- **Task goal**:
Which lines run from the first one up to and including the one with "fig = go.Figure()"? Print exactly those.

- **Data excerpt**:
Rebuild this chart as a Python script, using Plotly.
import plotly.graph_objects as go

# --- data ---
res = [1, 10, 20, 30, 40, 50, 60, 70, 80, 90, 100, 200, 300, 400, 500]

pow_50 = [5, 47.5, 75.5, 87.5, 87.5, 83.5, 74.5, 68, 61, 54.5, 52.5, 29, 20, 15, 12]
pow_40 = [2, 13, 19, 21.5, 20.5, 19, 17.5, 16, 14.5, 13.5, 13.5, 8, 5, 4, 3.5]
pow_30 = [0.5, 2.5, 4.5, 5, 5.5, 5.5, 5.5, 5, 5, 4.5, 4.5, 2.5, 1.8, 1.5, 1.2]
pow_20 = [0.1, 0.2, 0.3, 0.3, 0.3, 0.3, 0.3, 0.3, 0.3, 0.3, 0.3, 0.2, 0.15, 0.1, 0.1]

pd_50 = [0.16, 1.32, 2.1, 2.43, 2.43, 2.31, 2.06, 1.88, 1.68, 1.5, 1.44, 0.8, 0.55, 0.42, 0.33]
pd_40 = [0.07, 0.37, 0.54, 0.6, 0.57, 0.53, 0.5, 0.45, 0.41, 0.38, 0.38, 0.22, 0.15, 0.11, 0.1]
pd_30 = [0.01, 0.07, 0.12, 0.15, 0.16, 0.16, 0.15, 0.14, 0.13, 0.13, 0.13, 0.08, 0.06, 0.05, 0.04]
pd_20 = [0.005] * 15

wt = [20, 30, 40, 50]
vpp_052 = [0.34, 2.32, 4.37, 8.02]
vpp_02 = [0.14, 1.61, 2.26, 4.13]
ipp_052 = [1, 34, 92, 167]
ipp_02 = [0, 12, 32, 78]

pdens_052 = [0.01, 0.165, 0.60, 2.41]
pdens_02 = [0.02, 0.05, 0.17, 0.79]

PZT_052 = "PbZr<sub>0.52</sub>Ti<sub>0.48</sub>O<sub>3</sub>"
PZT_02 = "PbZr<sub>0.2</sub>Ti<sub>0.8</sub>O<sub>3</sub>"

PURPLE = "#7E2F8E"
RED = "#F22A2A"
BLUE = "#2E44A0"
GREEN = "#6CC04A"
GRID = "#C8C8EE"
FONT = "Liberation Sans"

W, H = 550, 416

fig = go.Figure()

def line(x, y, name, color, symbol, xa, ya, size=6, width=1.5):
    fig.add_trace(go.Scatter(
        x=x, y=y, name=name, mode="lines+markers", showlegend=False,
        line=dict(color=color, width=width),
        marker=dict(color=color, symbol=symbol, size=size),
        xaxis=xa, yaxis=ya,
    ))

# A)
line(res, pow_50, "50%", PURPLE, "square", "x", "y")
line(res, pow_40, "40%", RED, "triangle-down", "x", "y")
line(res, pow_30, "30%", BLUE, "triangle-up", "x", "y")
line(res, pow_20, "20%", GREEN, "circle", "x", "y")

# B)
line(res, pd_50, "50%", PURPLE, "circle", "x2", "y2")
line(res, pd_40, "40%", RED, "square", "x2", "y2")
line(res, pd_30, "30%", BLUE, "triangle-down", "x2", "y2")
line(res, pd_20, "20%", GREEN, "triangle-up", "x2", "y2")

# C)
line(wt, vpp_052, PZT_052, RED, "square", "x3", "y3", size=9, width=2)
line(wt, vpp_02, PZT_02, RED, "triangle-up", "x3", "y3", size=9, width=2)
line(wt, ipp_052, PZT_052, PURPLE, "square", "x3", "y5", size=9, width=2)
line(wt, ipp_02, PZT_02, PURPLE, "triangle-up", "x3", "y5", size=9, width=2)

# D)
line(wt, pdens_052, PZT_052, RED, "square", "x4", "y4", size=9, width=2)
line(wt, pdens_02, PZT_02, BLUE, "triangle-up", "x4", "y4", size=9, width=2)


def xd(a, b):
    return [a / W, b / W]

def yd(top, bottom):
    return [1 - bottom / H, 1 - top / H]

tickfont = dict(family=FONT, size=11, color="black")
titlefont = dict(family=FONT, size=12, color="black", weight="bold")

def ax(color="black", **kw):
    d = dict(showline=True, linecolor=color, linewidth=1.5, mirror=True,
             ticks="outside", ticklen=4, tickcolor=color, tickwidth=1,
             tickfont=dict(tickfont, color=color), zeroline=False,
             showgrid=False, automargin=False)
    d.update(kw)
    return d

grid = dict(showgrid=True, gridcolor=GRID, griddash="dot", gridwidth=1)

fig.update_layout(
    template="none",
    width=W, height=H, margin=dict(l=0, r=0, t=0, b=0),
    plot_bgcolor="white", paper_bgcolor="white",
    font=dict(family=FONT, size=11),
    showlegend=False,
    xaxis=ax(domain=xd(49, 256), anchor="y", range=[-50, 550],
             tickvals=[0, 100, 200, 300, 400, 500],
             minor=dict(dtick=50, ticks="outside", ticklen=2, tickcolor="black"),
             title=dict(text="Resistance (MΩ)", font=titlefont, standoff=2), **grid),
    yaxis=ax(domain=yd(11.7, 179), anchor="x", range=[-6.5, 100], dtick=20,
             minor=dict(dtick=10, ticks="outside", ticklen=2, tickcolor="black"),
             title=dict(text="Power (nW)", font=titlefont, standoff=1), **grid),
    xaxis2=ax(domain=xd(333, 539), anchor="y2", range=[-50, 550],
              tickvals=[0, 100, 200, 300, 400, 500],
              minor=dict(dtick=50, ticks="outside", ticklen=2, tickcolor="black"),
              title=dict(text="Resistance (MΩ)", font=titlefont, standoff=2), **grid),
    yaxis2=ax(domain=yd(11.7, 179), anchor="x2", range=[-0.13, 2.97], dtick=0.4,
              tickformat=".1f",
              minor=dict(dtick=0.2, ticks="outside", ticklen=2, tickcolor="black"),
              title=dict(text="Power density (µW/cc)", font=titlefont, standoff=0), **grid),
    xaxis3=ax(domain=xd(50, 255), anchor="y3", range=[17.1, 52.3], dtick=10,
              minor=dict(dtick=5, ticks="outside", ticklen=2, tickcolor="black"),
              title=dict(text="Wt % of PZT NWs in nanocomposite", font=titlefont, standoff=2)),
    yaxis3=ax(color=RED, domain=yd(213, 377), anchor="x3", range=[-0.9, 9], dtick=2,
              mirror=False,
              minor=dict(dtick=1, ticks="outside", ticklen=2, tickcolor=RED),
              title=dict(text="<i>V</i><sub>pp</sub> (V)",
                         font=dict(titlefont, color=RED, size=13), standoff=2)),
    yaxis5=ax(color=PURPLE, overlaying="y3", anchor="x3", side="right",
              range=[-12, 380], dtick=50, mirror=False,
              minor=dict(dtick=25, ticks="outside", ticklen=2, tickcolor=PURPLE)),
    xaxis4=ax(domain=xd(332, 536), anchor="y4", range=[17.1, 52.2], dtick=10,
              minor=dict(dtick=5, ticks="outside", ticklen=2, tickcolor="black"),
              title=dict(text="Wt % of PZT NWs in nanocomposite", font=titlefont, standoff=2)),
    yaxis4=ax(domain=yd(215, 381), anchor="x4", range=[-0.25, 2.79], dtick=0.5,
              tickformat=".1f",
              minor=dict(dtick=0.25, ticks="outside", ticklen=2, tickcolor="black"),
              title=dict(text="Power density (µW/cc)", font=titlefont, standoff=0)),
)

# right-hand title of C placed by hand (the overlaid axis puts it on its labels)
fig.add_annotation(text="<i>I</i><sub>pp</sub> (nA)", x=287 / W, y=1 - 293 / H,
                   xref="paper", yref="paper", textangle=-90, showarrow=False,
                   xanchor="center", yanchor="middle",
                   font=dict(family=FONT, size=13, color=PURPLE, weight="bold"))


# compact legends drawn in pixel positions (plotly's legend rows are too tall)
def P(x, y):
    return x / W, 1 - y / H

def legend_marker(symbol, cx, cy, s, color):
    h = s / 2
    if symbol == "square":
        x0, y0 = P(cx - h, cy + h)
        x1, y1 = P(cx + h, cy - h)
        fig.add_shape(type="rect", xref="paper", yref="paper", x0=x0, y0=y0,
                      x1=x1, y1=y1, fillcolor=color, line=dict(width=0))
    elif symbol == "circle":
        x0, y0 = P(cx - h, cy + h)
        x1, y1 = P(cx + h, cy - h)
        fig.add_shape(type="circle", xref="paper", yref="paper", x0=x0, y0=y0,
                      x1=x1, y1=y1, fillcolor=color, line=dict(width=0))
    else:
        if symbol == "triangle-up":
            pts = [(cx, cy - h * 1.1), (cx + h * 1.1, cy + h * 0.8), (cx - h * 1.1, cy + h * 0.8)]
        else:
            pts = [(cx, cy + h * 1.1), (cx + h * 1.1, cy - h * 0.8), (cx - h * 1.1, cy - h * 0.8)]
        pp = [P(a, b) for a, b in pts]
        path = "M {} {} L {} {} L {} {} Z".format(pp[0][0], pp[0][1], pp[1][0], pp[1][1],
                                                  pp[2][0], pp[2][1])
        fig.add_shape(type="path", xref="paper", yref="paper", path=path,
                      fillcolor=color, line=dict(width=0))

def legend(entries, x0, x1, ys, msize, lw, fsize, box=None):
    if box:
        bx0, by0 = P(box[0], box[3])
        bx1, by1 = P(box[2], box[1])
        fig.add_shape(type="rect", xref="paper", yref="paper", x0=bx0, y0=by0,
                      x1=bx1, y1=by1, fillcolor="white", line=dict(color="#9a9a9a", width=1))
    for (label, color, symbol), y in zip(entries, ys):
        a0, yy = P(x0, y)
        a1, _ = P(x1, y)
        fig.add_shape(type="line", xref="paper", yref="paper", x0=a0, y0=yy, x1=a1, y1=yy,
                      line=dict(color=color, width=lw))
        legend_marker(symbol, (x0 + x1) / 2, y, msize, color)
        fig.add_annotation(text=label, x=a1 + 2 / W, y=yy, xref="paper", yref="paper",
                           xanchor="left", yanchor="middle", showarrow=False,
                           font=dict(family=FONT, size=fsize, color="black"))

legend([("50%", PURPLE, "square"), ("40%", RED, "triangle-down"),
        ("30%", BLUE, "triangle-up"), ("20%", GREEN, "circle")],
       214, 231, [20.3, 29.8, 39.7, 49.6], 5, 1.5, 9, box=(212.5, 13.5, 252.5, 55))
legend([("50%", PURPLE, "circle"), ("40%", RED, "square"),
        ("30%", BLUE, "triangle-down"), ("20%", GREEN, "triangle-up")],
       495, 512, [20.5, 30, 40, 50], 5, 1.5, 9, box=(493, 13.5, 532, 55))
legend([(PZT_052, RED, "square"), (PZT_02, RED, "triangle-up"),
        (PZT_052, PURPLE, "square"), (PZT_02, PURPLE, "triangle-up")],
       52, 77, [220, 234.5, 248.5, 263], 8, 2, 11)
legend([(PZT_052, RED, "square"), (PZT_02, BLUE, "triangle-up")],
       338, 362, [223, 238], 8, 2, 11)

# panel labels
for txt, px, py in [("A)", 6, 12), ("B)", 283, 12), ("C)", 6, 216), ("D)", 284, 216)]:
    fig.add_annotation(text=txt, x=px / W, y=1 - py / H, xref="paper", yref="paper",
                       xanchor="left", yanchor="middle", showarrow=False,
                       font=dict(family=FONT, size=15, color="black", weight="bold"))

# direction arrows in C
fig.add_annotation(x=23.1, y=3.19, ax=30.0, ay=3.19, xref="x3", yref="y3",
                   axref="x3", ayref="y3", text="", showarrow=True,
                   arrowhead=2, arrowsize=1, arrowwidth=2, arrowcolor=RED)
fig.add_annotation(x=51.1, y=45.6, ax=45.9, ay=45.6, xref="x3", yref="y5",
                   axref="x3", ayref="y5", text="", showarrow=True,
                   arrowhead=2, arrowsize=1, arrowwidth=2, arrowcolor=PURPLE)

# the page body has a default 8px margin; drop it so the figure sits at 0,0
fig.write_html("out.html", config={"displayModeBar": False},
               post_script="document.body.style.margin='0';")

- **Finished answer**:
Rebuild this chart as a Python script, using Plotly.
import plotly.graph_objects as go

# --- data ---
res = [1, 10, 20, 30, 40, 50, 60, 70, 80, 90, 100, 200, 300, 400, 500]

pow_50 = [5, 47.5, 75.5, 87.5, 87.5, 83.5, 74.5, 68, 61, 54.5, 52.5, 29, 20, 15, 12]
pow_40 = [2, 13, 19, 21.5, 20.5, 19, 17.5, 16, 14.5, 13.5, 13.5, 8, 5, 4, 3.5]
pow_30 = [0.5, 2.5, 4.5, 5, 5.5, 5.5, 5.5, 5, 5, 4.5, 4.5, 2.5, 1.8, 1.5, 1.2]
pow_20 = [0.1, 0.2, 0.3, 0.3, 0.3, 0.3, 0.3, 0.3, 0.3, 0.3, 0.3, 0.2, 0.15, 0.1, 0.1]

pd_50 = [0.16, 1.32, 2.1, 2.43, 2.43, 2.31, 2.06, 1.88, 1.68, 1.5, 1.44, 0.8, 0.55, 0.42, 0.33]
pd_40 = [0.07, 0.37, 0.54, 0.6, 0.57, 0.53, 0.5, 0.45, 0.41, 0.38, 0.38, 0.22, 0.15, 0.11, 0.1]
pd_30 = [0.01, 0.07, 0.12, 0.15, 0.16, 0.16, 0.15, 0.14, 0.13, 0.13, 0.13, 0.08, 0.06, 0.05, 0.04]
pd_20 = [0.005] * 15

wt = [20, 30, 40, 50]
vpp_052 = [0.34, 2.32, 4.37, 8.02]
vpp_02 = [0.14, 1.61, 2.26, 4.13]
ipp_052 = [1, 34, 92, 167]
ipp_02 = [0, 12, 32, 78]

pdens_052 = [0.01, 0.165, 0.60, 2.41]
pdens_02 = [0.02, 0.05, 0.17, 0.79]

PZT_052 = "PbZr<sub>0.52</sub>Ti<sub>0.48</sub>O<sub>3</sub>"
PZT_02 = "PbZr<sub>0.2</sub>Ti<sub>0.8</sub>O<sub>3</sub>"

PURPLE = "#7E2F8E"
RED = "#F22A2A"
BLUE = "#2E44A0"
GREEN = "#6CC04A"
GRID = "#C8C8EE"
FONT = "Liberation Sans"

W, H = 550, 416

fig = go.Figure()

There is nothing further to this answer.